Abbastanza lineare anche il cursus honorum aziendale, diciamo così, col recupero di alcuni vigneti, l’espianto e la rimessa a dimora di altri (alla fine in campo ci saranno Sangiovese, Ciliegiolo, Merlot, Vermentino, Canaiolo Bianco e Petit Manseng), il classico casale da ristrutturare, qualche intoppo burocratico nella costruzione della cantina, idee chiare, scelte al tempo stesso precise ma trendy: biodinamico, sostenibilità, biodiversità, permacultura. Neppure questo, però, oggi è originalissimo.

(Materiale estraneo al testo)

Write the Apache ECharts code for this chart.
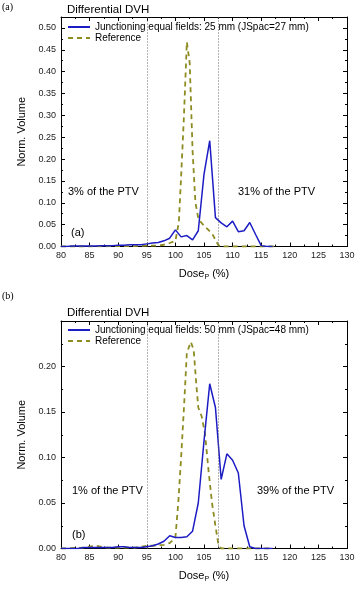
<!DOCTYPE html>
<html>
<head>
<meta charset="utf-8">
<script src="https://cdn.jsdelivr.net/npm/echarts@6/dist/echarts.min.js"></script>
<style>
html,body{margin:0;padding:0;background:#fff;}
#main{width:359px;height:589px;}
</style>
</head>
<body>
<div id="main"></div>
<script>
// panel (a): 25 mm fields
var doseA = [80,81,82,83,84,85,86,87,88,89,90,91,92,93,94,95,96,97,98,99,100,101,102,103,104,105,106,107,108,109,110,111,112,113,114,115,116,117];
var blueA = [0,0,0.001,0.001,0.001,0.001,0.001,0.002,0.002,0.002,0.003,0.003,0.004,0.004,0.004,0.006,0.008,0.009,0.013,0.019,0.038,0.022,0.025,0.015,0.036,0.165,0.242,0.066,0.054,0.045,0.058,0.034,0.036,0.055,0.028,0.002,0,0];
var refDoseA = [80,85,90,93,95,97,98,99,100,100.6,101,101.5,102,102.5,103,103.5,104,104.5,105.2,106.4,107.5,108,112,117.5];
var refA = [0,0,0.001,0.001,0.002,0.002,0.004,0.008,0.013,0.055,0.16,0.3,0.468,0.42,0.22,0.1,0.065,0.055,0.045,0.03,0.003,0,0,0];

// panel (b): 50 mm fields
var doseB = [80,81,82,83,84,85,86,87,88,89,90,91,92,93,94,95,96,97,98,99,100,101,102,103,104,105,106,107,108,109,110,111,112,113,114,115,116,117];
var blueB = [0,0,0,0,0.001,0.001,0.001,0.001,0.001,0.001,0.002,0.002,0.001,0.001,0.001,0.002,0.003,0.005,0.008,0.014,0.012,0.012,0.013,0.019,0.05,0.118,0.181,0.155,0.076,0.104,0.097,0.083,0.025,0.002,0,0,0,0];
var refDoseB = [80,84,86,88,90,93,95,96,98,99,100,100.5,101,101.5,102,102.7,103.2,103.6,104,104.6,105.2,105.8,106.4,107,107.5,108,112,117];
var refB = [0,0.001,0.003,0.001,0.001,0.001,0.003,0.003,0.004,0.006,0.012,0.05,0.1,0.155,0.215,0.227,0.218,0.185,0.155,0.145,0.125,0.085,0.05,0.025,0.005,0,0,0];

var limits = [95, 107.5];
var nameA = 'Junctioning equal fields: 25 mm (JSpac=27 mm)';
var nameB = 'Junctioning equal fields: 50 mm (JSpac=48 mm)';

var FONT = 'Liberation Sans, Arial, sans-serif';
var BLUE = '#1c1cc4';
var OLIVE = '#8c8c22';

function pairs(xs, ys){
	var out = [];
	for (var i = 0; i < xs.length; i++) out.push([xs[i], ys[i]]);
	return out;
}

function xAx(g, top){
	return {
		type:'value', gridIndex:g, min:80, max:130, interval:5,
		position: top ? 'top' : 'bottom',
		name: top ? '' : 'Dose{s|P} (%)',
		nameLocation:'middle', nameGap:21,
		nameTextStyle:{fontFamily:FONT, fontSize:11, color:'#000',
			rich:{s:{fontFamily:FONT, fontSize:7, color:'#000', verticalAlign:'bottom', padding:[6,0,0,0]}}},
		axisLine:{onZero:false, lineStyle:{color:'#000', width:1}},
		axisTick:{inside:true, length:4, lineStyle:{color:'#000'}},
		minorTick:{show:true, splitNumber:2, length:2, lineStyle:{color:'#000'}},
		axisLabel:{show:!top, fontFamily:FONT, fontSize:9, color:'#222', margin:5},
		splitLine:{show:false}
	};
}

function yAx(g, max, right){
	return {
		type:'value', gridIndex:g, min:0, max:max, interval:0.05,
		position: right ? 'right' : 'left',
		name: right ? '' : 'Norm. Volume',
		nameLocation:'middle', nameGap:34,
		nameTextStyle:{fontFamily:FONT, fontSize:11, color:'#000'},
		axisLine:{onZero:false, lineStyle:{color:'#000', width:1}},
		axisTick:{inside:true, length:4, lineStyle:{color:'#000'}},
		minorTick:{show:true, splitNumber:2, length:2, lineStyle:{color:'#000'}},
		axisLabel:{show:!right, showMaxLabel:false, fontFamily:FONT, fontSize:9, color:'#222', margin:5,
			formatter:function(v){ return v.toFixed(2); }},
		splitLine:{show:false}
	};
}

function limitLines(){
	return {
		symbol:'none', silent:true, label:{show:false},
		lineStyle:{color:'#666', type:[1,2], width:1},
		data: limits.map(function(v){ return {xAxis:v}; })
	};
}

function legendFor(top, first){
	return {
		left:62, top:top, orient:'vertical', itemWidth:22, itemHeight:10, itemGap:1,
		data:[first, 'Reference'],
		itemStyle:{opacity:0},
		textStyle:{fontFamily:FONT, fontSize:10, color:'#000'}
	};
}

var chart = echarts.init(document.getElementById('main'));
chart.setOption({
	animation:false,
	backgroundColor:'#fff',
	title:[
		{text:'Differential DVH', left:62, top:-1, textStyle:{fontFamily:FONT, fontSize:11.5, fontWeight:'normal', color:'#000'}},
		{text:'Differential DVH', left:62, top:302, textStyle:{fontFamily:FONT, fontSize:11.5, fontWeight:'normal', color:'#000'}}
	],
	legend:[legendFor(17, nameA), legendFor(320, nameB)],
	grid:[
		{left:61, right:12, top:17, height:229.5},
		{left:61, right:12, top:321, height:227.5}
	],
	xAxis:[xAx(0,false), xAx(0,true), xAx(1,false), xAx(1,true)],
	yAxis:[yAx(0,0.525,false), yAx(0,0.525,true), yAx(1,0.25,false), yAx(1,0.25,true)],
	series:[
		{name:nameA, type:'line', xAxisIndex:0, yAxisIndex:0, symbol:'none', data:pairs(doseA, blueA),
			lineStyle:{color:BLUE, width:1.5}, itemStyle:{color:BLUE}, z:3, markLine:limitLines()},
		{name:'Reference', type:'line', xAxisIndex:0, yAxisIndex:0, symbol:'none', data:pairs(refDoseA, refA),
			lineStyle:{color:OLIVE, width:1.8, type:[5,4]}, itemStyle:{color:OLIVE}, z:2},
		{name:nameB, type:'line', xAxisIndex:2, yAxisIndex:2, symbol:'none', data:pairs(doseB, blueB),
			lineStyle:{color:BLUE, width:1.5}, itemStyle:{color:BLUE}, z:3, markLine:limitLines()},
		{name:'Reference', type:'line', xAxisIndex:2, yAxisIndex:2, symbol:'none', data:pairs(refDoseB, refB),
			lineStyle:{color:OLIVE, width:1.8, type:[5,4]}, itemStyle:{color:OLIVE}, z:2}
	],
	graphic:[
		{type:'text', left:2, top:2, style:{text:'(a)', font:'10px "Liberation Serif", serif', fill:'#000'}},
		{type:'text', left:2, top:291, style:{text:'(b)', font:'10px "Liberation Serif", serif', fill:'#000'}},
		{type:'text', left:68, top:186, style:{text:'3% of the PTV', font:'11px "Liberation Sans", Arial', fill:'#000'}},
		{type:'text', left:238, top:186, style:{text:'31% of the PTV', font:'11px "Liberation Sans", Arial', fill:'#000'}},
		{type:'text', left:71, top:227, style:{text:'(a)', font:'11px "Liberation Sans", Arial', fill:'#000'}},
		{type:'text', left:72, top:485, style:{text:'1% of the PTV', font:'11px "Liberation Sans", Arial', fill:'#000'}},
		{type:'text', left:257, top:485, style:{text:'39% of the PTV', font:'11px "Liberation Sans", Arial', fill:'#000'}},
		{type:'text', left:72, top:529, style:{text:'(b)', font:'11px "Liberation Sans", Arial', fill:'#000'}}
	]
});
</script>
</body>
</html>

“I nostri vini principali – spiega ancora Julian – si chiamano Serto, Altenubi e Halis, rispettivamente un Sangiovese, un Ciliegiolo e un Canaiolo Bianco, tutti in purezza e provenienti da tre distinte parcelle. Il primo esce adesso, mentre per gli altri la prima vendemmia sarà la prossima. Abbiamo poi Nebe, un passito di Petit Manseng”. Insomma, di davvero pronti per ora ci sono solo i due vini più giovani e semplici della gamma: Colline Albelle Inrosso e Colline Albelle Inbianco. Il primo è un Merlot, il secondo un Vermentino, “che volevamo fare diverso dal solito”.

Colline Albelle

Colline Albelle – Inbianco

Nemmeno questa sarebbe stata una gran sorpresa se, con sornione understatement, prima ancora di servire il vino Julian non si lasciasse sfuggire di aver pensato a produrre il bianco come una sorta di “base spumante” destinato, invece, ad andare direttamente nel bicchiere: “La filosofia di produzione è quella dello Champagne, con un primo vino estremamente aromatico e quasi imbevibile: la sfida era renderlo bevibile e gradevole, ma mantenendone le caratteristiche di fondo. L’uva quindi è stata raccolta il 14 agosto, data che ho scelto in base al solo assaggio degli acini, senza fare analisi: era ricca di aromi freschi e fruttati, quasi acerba, ideale per ottenere una gradazione alcoolica bassissima. Poi pressatura leggerissima (0,86 bar anziché 1,2 ndr), fermentazione in acciaio a 16° con lieviti indigeni, uso di barrique piegate con vapore e quindi povere di tannini, assemblaggio e imbottigliamento senza filtrazioni”.

Colline Albelle

COLLINE ALBELLE – vigneto

Alla prova del bicchiere il vino si rivela in effetti originale e interessante. Senza dubbio diverso dal solito e soprattutto dal Vermentino che si produce nella media collina toscana: l’impatto olfattivo qui è pungente, quasi tendenzioso nella sua acuta pietra focaia e in certi richiami, inconfondibili per i boomer, all’olio minerale, ai fulminanti, all’accendino spento. Tutto s’acquieta in bocca, dove l’alcool (10,3° dichiarati) è quasi impercettibile e il palato gioca a nascondino con una freschezza ondivaga e amarognola, che aleggia tra accenni di agrumi, di sfalcio e di fiori di campo. In definitiva un prodotto decisamente moderno e piacevole, di quelli che ti ricordi per un pezzo.
Va in enoteca attorno ai 25 euro.

Quanto all’inevitabile la domanda finale sul nome scelto per l’azienda, ecco la risposta di Reneaud: “L’antico nome di Riparbella era Ripa Albella, cioè Ripa bianca o biancheggiante per via dei suoi suoli tufacei e chiari, quindi abbiamo deciso di chiamarci così: Colline Albelle”.

Dalla Toscana franco-bulgara è tutto.